November 16th, 2004

relaxed

Is it 6 yet?

Oh boy, my company's holding a Holiday Party on Thursday, December 9th from 4 to 7pm. Which brings two questions to my mind:

1. The families of employees, including their childrem, are invited to the Party. I guess we should just say "sorry!" to all those married people whose spouses will still be at work for the first hour or two of this event.
2. Thursday? I have never had a company holiday party that was not on a Friday or Saturday. I hope they got a good deal from the balloon artist & caricature artist!

The work motivation just isn't coming today. Part of me feel likes wrapping up & going home early...
  • Current Mood
    blah blah
relaxed

(no subject)

My emotions have just been blah today, and it's been getting to me this evening. I've been thinking about how I miss hanging out weekly with my friends in LA, and wondering why I'm feeling that way. And then I realized that I'm really missing Munchie, and that I've not really dealt with that.

As much as we called her the "brat cat," Muchie was really sweet. I don't remember ever losing a pet growing up... mostly because we didn't have anything. Never really had to deal with it.... let alone seeing Munchie lying there on the vet's table, under anesthesia, and we're saying goodbye to her. I just sorta shut down my emotions, because I had to drive home, drop Dee off, and then go to work.

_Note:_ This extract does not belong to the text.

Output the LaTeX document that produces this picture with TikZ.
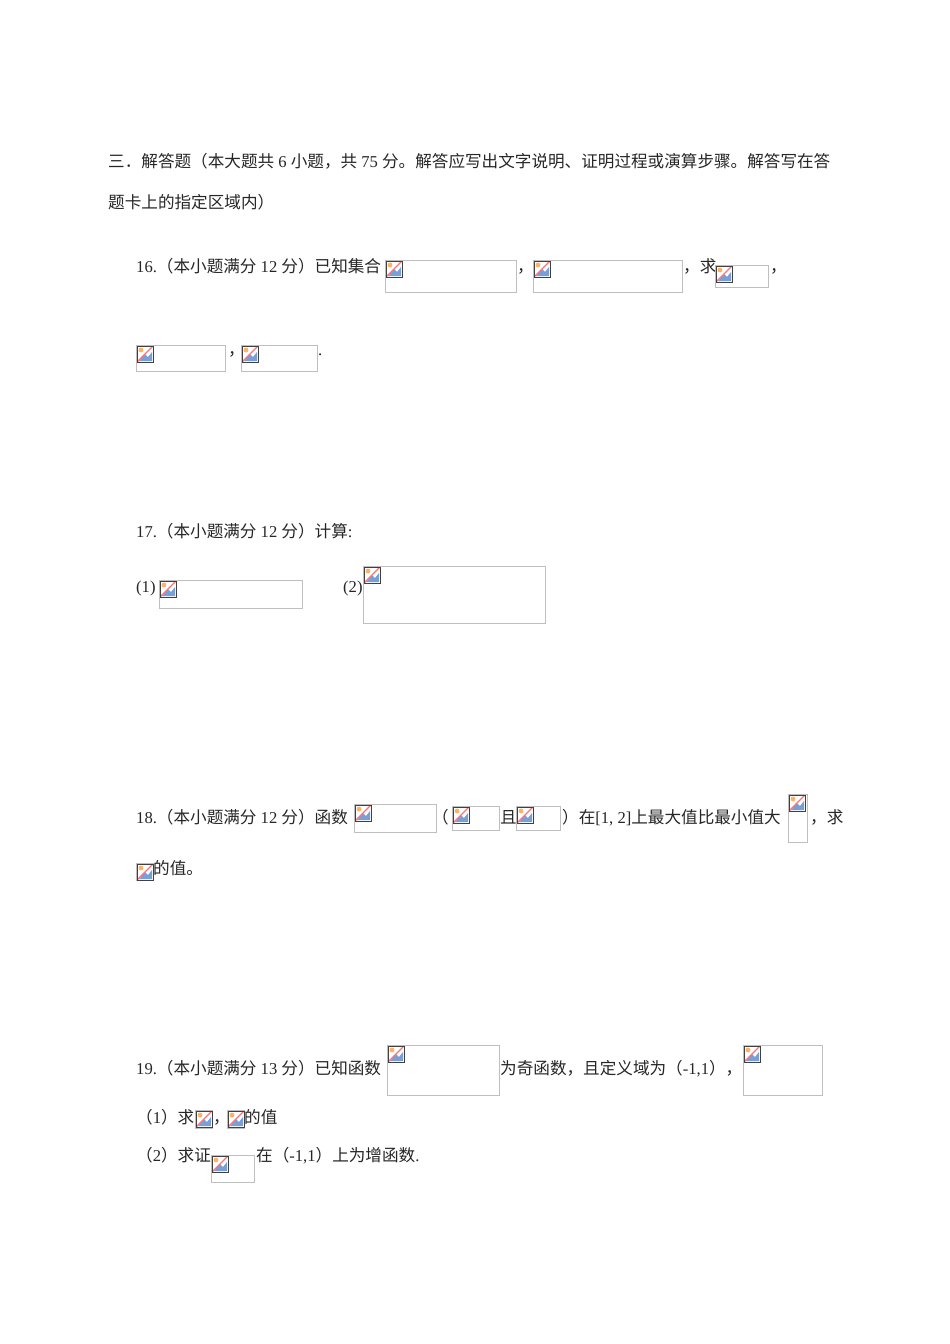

I had just hoped that somehow this would turn out to be something minor, that Munchie would be fine and still be here with us. But when the vet told us that Dee's fears were right, I just couldn't believe that the carrier was going to come home empty. I feel like I've been avoiding it, but tonight it feels like it's really eating at my skin.

I don't want to be a sad person, but I don't want to be the zombie I feel like I've been the past two days.